> TO BE DONE
Retype only the lines below from the one with "Generate a LaTeX" to the one with "width=260pt,minimum height=240pt] (tfAjout)", inclusive, skipping every image.

[Figure scripts]
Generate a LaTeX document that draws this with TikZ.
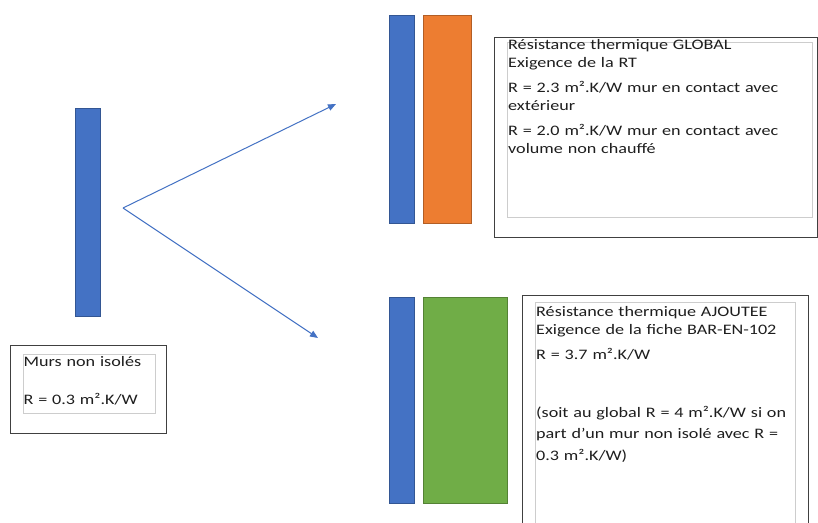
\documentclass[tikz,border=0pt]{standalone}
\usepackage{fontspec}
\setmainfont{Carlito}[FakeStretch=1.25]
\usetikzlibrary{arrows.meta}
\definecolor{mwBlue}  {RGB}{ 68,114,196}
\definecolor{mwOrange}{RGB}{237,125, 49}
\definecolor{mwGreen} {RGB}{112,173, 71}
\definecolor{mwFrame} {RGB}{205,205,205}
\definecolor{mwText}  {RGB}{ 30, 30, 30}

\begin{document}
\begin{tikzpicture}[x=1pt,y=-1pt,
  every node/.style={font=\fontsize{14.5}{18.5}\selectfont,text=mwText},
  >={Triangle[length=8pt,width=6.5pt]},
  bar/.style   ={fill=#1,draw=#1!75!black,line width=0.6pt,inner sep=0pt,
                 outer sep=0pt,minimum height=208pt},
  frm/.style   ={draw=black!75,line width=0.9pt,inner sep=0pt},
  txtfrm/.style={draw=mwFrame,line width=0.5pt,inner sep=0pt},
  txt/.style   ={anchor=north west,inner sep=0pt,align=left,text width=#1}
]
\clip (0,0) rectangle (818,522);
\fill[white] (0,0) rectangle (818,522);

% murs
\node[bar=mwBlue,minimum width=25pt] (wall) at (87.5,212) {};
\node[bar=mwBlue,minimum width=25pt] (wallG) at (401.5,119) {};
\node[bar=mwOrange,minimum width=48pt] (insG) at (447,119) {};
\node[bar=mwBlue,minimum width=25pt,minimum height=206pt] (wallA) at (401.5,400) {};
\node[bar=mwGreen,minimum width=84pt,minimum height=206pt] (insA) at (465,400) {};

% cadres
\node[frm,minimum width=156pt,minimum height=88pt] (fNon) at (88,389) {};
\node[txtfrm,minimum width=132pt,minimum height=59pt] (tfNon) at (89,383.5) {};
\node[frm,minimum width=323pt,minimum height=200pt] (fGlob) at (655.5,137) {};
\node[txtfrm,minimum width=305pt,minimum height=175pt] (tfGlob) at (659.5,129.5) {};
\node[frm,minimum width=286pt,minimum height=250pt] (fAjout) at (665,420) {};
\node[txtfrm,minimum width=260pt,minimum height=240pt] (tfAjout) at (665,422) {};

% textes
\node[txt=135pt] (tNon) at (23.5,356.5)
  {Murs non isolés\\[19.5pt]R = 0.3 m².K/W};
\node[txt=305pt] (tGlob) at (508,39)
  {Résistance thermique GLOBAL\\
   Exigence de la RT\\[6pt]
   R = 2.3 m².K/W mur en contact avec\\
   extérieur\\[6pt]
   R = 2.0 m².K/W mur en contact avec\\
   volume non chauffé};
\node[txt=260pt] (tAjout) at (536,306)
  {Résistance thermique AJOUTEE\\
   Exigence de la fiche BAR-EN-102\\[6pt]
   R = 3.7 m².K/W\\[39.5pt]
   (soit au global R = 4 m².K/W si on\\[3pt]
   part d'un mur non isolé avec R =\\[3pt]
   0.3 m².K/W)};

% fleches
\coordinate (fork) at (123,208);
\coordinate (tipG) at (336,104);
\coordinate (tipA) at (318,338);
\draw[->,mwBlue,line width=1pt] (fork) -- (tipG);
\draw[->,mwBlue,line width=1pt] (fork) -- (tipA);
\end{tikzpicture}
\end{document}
* * *
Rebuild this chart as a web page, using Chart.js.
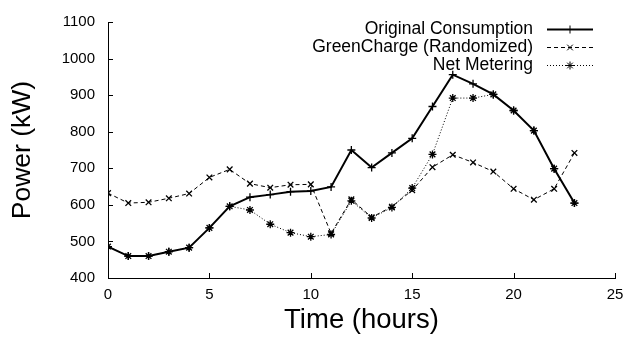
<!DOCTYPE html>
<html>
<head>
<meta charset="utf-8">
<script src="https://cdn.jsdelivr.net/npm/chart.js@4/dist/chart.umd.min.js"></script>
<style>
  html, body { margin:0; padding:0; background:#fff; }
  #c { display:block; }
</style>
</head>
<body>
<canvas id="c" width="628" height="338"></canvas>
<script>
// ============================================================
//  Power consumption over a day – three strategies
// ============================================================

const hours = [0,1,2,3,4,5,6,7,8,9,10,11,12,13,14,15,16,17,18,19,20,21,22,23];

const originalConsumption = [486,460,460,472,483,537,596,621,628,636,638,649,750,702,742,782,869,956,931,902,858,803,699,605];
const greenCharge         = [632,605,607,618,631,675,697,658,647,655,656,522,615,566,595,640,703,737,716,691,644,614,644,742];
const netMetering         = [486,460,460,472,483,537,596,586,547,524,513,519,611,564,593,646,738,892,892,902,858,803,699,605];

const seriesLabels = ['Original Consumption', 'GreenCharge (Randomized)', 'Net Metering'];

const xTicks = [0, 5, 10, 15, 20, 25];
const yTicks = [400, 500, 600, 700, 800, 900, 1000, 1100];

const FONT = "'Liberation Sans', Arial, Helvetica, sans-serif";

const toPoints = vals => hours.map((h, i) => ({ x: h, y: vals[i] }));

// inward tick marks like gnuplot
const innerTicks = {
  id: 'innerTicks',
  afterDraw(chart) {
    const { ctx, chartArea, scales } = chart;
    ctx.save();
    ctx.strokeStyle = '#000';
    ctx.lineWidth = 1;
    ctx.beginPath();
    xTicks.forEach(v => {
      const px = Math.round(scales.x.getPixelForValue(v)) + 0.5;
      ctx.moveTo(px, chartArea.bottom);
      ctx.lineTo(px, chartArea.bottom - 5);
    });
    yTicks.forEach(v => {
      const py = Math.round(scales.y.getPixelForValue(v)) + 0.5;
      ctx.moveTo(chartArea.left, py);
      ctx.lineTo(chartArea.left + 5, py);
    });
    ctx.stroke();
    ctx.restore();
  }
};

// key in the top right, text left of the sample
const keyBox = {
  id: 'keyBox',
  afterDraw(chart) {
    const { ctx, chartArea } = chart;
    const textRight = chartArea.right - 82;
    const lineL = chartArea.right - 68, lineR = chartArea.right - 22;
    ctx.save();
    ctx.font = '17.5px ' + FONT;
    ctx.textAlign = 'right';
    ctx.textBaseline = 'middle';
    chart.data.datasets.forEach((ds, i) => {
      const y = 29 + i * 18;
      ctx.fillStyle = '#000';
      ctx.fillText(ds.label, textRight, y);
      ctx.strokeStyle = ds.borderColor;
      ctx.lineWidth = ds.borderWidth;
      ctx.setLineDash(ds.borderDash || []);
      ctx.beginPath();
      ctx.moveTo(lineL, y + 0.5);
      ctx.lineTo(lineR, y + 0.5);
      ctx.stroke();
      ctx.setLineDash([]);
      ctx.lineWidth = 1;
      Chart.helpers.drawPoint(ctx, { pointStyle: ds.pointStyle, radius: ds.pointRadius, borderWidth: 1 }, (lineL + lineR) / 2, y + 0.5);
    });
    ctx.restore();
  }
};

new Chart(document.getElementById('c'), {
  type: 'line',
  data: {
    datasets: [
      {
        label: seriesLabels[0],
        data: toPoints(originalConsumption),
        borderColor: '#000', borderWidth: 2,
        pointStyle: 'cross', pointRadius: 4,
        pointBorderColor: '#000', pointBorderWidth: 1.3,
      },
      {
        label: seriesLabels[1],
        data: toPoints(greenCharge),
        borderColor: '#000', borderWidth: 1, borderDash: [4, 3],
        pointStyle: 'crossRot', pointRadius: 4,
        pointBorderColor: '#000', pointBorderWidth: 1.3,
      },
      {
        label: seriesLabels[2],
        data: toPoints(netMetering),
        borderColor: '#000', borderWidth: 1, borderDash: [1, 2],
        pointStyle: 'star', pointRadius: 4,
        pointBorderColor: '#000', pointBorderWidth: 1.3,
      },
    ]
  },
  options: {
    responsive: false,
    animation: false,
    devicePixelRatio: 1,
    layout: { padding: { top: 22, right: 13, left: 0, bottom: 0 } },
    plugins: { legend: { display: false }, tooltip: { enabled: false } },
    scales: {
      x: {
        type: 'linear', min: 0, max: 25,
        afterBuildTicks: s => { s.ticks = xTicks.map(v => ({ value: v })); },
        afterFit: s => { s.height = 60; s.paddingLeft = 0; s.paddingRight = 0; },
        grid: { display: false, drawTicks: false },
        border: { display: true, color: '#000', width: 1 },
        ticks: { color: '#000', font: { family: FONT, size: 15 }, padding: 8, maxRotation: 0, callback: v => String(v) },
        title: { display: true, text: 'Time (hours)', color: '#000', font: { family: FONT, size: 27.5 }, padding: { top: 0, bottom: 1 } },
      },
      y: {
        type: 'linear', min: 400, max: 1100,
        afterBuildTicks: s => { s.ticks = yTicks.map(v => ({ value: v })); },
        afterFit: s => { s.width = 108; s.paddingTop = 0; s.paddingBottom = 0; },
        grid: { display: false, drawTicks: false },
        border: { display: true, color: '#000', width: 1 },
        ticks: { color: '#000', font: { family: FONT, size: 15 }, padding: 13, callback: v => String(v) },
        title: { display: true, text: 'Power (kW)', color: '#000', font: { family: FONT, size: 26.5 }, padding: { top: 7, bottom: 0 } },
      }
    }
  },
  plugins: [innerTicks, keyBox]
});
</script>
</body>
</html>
==
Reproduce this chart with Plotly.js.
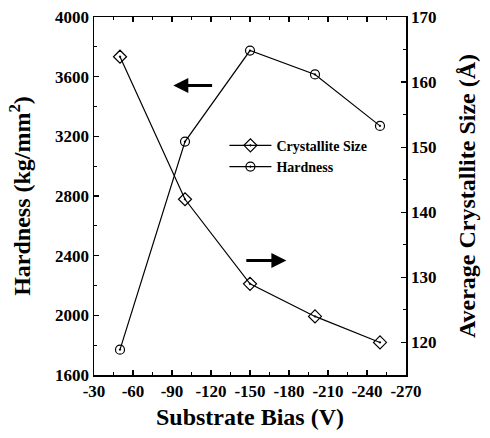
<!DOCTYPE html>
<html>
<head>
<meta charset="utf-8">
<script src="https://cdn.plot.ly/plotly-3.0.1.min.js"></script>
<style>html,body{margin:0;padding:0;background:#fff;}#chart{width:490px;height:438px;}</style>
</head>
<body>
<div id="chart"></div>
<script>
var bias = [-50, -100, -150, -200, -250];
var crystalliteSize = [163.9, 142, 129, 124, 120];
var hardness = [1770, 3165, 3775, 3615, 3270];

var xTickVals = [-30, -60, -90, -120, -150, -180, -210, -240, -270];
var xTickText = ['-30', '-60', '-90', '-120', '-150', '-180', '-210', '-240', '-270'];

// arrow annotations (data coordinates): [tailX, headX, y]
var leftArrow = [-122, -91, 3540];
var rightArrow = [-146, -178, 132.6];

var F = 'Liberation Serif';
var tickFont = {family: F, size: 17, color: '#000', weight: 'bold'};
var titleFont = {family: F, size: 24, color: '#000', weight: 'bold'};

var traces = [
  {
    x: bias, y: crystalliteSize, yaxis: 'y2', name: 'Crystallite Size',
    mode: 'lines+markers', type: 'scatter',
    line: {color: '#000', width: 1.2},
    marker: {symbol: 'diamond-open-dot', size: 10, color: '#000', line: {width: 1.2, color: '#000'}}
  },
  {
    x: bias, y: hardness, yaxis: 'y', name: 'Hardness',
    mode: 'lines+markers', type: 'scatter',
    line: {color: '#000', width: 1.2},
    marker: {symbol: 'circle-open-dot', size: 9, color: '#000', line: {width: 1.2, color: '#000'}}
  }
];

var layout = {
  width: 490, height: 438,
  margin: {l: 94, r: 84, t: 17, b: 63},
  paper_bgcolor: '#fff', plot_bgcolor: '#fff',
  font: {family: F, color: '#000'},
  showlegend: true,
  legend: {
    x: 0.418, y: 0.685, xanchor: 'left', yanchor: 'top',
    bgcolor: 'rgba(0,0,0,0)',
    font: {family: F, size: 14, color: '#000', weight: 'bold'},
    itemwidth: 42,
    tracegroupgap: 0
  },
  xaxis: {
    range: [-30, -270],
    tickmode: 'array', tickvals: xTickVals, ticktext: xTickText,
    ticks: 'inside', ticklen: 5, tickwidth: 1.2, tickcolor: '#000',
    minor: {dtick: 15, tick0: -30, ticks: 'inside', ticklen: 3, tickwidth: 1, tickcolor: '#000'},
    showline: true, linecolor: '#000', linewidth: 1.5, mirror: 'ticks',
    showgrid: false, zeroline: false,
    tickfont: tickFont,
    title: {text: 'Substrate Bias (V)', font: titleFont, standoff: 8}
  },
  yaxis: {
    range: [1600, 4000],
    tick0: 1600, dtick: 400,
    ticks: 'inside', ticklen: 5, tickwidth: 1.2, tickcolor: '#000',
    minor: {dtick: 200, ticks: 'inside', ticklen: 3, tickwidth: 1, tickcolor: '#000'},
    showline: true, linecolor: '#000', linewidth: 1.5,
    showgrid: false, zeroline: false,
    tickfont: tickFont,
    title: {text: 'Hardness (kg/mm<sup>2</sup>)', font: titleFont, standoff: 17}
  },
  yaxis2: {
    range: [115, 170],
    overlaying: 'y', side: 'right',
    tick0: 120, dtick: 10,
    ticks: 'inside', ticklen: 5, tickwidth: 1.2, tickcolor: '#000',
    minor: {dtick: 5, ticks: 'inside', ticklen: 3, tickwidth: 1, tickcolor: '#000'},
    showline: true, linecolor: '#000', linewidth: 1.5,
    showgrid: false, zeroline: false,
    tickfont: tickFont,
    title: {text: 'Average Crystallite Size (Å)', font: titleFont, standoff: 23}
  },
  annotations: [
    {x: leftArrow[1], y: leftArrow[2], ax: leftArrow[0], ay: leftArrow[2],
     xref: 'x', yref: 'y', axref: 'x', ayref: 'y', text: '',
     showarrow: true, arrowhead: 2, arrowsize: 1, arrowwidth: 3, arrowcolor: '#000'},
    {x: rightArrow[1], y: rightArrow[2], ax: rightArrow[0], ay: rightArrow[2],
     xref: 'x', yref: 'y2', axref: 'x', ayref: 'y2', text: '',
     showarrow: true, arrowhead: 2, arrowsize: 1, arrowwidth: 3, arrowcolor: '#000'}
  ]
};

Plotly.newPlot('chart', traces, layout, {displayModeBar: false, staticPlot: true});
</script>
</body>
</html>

> FINAL ANSWER
Generate a LaTeX document that draws this with TikZ.
\documentclass[tikz,border=0pt]{standalone}
\usepackage{fontspec}
\setmainfont{Carlito}[FakeStretch=1.25]
\usetikzlibrary{arrows.meta}
\definecolor{mwBlue}  {RGB}{ 68,114,196}
\definecolor{mwOrange}{RGB}{237,125, 49}
\definecolor{mwGreen} {RGB}{112,173, 71}
\definecolor{mwFrame} {RGB}{205,205,205}
\definecolor{mwText}  {RGB}{ 30, 30, 30}

\begin{document}
\begin{tikzpicture}[x=1pt,y=-1pt,
  every node/.style={font=\fontsize{14.5}{18.5}\selectfont,text=mwText},
  >={Triangle[length=8pt,width=6.5pt]},
  bar/.style   ={fill=#1,draw=#1!75!black,line width=0.6pt,inner sep=0pt,
                 outer sep=0pt,minimum height=208pt},
  frm/.style   ={draw=black!75,line width=0.9pt,inner sep=0pt},
  txtfrm/.style={draw=mwFrame,line width=0.5pt,inner sep=0pt},
  txt/.style   ={anchor=north west,inner sep=0pt,align=left,text width=#1}
]
\clip (0,0) rectangle (818,522);
\fill[white] (0,0) rectangle (818,522);

% murs
\node[bar=mwBlue,minimum width=25pt] (wall) at (87.5,212) {};
\node[bar=mwBlue,minimum width=25pt] (wallG) at (401.5,119) {};
\node[bar=mwOrange,minimum width=48pt] (insG) at (447,119) {};
\node[bar=mwBlue,minimum width=25pt,minimum height=206pt] (wallA) at (401.5,400) {};
\node[bar=mwGreen,minimum width=84pt,minimum height=206pt] (insA) at (465,400) {};

% cadres
\node[frm,minimum width=156pt,minimum height=88pt] (fNon) at (88,389) {};
\node[txtfrm,minimum width=132pt,minimum height=59pt] (tfNon) at (89,383.5) {};
\node[frm,minimum width=323pt,minimum height=200pt] (fGlob) at (655.5,137) {};
\node[txtfrm,minimum width=305pt,minimum height=175pt] (tfGlob) at (659.5,129.5) {};
\node[frm,minimum width=286pt,minimum height=250pt] (fAjout) at (665,420) {};
\node[txtfrm,minimum width=260pt,minimum height=240pt] (tfAjout) at (665,422) {};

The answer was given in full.